_WHAT IS BEING ASKED_
Going through the material below, please gather all lines with the word "React" in them.

_RECORDED DATA_

##############################

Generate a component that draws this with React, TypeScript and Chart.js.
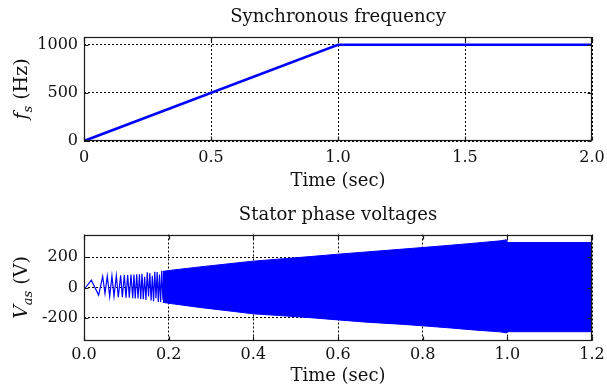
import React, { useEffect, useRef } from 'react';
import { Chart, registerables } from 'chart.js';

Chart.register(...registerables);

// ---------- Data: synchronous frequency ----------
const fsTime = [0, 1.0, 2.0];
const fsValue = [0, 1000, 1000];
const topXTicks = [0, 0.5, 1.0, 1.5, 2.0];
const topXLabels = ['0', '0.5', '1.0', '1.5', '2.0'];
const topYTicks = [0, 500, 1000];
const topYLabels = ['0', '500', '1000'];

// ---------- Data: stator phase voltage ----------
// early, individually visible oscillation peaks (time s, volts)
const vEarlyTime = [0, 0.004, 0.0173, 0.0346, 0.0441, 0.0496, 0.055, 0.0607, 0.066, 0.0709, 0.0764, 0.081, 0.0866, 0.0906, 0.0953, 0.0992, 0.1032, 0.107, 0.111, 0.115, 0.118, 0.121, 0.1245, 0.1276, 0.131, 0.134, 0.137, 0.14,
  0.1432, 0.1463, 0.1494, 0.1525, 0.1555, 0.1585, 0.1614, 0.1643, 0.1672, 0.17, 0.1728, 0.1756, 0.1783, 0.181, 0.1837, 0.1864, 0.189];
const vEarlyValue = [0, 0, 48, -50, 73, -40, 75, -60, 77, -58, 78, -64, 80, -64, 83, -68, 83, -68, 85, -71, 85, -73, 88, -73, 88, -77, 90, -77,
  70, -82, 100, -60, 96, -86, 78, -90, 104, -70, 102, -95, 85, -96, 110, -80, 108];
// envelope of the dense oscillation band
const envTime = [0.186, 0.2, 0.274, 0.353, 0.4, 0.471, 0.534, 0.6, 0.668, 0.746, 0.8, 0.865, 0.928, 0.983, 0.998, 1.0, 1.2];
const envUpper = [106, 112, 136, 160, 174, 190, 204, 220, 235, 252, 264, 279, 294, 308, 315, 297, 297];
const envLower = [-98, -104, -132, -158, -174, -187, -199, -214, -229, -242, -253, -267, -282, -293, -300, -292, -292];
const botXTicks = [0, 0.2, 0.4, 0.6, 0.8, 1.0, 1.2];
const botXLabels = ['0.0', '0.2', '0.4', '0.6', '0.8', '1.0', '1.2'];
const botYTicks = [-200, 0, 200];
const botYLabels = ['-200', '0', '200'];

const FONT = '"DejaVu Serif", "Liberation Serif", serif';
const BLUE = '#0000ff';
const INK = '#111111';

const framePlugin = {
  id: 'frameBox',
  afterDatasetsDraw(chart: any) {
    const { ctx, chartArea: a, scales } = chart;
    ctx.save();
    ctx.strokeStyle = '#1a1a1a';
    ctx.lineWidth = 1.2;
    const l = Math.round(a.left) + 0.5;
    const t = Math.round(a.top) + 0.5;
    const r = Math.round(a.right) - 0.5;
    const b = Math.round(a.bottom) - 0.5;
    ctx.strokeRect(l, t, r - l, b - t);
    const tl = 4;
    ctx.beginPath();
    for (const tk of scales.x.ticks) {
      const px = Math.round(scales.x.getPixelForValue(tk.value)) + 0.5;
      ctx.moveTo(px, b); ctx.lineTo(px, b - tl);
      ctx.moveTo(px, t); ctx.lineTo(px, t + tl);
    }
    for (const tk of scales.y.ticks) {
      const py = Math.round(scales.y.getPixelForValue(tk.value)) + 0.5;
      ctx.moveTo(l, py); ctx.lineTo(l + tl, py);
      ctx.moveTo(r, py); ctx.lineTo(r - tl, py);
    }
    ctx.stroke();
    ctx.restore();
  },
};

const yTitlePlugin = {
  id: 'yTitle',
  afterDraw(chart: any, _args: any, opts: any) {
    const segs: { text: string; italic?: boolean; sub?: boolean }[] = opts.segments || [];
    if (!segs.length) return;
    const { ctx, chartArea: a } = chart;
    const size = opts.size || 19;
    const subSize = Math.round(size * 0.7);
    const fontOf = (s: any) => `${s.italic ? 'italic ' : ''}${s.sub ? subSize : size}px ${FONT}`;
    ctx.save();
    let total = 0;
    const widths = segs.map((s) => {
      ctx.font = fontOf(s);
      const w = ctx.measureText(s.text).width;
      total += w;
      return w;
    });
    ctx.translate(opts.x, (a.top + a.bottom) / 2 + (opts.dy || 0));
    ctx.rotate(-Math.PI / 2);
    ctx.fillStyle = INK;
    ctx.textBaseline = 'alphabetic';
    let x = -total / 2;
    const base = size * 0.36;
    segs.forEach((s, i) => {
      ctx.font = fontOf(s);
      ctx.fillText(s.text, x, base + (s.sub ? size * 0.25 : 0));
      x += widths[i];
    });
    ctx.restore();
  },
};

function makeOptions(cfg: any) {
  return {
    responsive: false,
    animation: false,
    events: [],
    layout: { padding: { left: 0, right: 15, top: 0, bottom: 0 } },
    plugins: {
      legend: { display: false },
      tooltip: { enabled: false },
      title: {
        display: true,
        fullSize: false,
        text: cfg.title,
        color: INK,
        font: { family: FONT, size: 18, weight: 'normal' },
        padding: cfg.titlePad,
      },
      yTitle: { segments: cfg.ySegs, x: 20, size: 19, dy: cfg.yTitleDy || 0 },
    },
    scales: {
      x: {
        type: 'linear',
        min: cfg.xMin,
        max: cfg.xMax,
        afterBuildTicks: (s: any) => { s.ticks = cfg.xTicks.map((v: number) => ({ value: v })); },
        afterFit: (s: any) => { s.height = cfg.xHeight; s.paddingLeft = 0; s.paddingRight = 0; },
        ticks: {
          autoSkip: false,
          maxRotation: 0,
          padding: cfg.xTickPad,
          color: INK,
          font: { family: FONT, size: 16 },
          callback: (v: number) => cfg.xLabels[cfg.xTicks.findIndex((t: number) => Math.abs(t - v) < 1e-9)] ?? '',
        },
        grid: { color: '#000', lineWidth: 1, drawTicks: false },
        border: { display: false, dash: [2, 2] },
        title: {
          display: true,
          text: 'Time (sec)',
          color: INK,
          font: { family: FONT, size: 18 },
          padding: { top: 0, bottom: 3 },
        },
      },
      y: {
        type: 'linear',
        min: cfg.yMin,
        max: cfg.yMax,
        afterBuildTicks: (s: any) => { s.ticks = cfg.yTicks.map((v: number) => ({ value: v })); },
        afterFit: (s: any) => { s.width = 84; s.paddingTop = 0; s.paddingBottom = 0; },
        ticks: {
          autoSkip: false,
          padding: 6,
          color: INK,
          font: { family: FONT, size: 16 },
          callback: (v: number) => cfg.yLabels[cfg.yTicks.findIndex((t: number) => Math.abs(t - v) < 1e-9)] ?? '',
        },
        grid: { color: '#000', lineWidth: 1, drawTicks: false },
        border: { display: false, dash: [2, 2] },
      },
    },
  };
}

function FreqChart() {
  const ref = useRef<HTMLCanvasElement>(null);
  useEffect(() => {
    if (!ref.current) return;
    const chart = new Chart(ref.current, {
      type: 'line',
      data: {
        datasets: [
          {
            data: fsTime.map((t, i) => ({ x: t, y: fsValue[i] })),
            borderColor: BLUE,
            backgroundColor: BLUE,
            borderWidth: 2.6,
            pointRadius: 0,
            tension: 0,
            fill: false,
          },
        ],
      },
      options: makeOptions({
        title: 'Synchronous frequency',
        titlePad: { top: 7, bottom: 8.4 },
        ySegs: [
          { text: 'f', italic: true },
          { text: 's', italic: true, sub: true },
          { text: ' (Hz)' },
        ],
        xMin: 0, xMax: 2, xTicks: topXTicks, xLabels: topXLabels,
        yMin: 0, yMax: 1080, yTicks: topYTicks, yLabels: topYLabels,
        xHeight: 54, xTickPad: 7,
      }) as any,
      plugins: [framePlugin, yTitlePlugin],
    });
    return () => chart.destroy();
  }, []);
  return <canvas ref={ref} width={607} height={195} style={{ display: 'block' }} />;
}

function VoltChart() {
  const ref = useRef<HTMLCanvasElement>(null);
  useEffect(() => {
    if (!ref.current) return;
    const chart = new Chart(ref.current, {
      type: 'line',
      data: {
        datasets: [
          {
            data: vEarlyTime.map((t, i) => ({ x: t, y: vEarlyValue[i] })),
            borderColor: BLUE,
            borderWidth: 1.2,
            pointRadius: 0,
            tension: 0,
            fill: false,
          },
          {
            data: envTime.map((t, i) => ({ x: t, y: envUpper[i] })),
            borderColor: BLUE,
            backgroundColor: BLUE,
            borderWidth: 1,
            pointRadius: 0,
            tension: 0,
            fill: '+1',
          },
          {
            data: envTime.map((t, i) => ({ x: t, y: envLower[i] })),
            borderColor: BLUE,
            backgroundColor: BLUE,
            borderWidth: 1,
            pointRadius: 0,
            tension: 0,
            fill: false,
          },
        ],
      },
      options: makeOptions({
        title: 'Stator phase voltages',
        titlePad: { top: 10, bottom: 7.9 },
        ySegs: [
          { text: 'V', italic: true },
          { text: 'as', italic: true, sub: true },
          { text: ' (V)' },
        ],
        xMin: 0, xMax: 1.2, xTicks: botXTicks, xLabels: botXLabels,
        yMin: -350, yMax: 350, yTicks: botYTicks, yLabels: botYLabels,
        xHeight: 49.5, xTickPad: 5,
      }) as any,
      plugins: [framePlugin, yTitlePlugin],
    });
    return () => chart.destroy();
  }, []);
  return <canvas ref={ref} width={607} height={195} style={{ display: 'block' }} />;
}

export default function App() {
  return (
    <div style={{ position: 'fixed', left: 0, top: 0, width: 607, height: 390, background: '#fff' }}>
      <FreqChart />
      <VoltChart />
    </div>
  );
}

##############################

_COMPLETE RESPONSE_
Generate a component that draws this with React, TypeScript and Chart.js.
import React, { useEffect, useRef } from 'react';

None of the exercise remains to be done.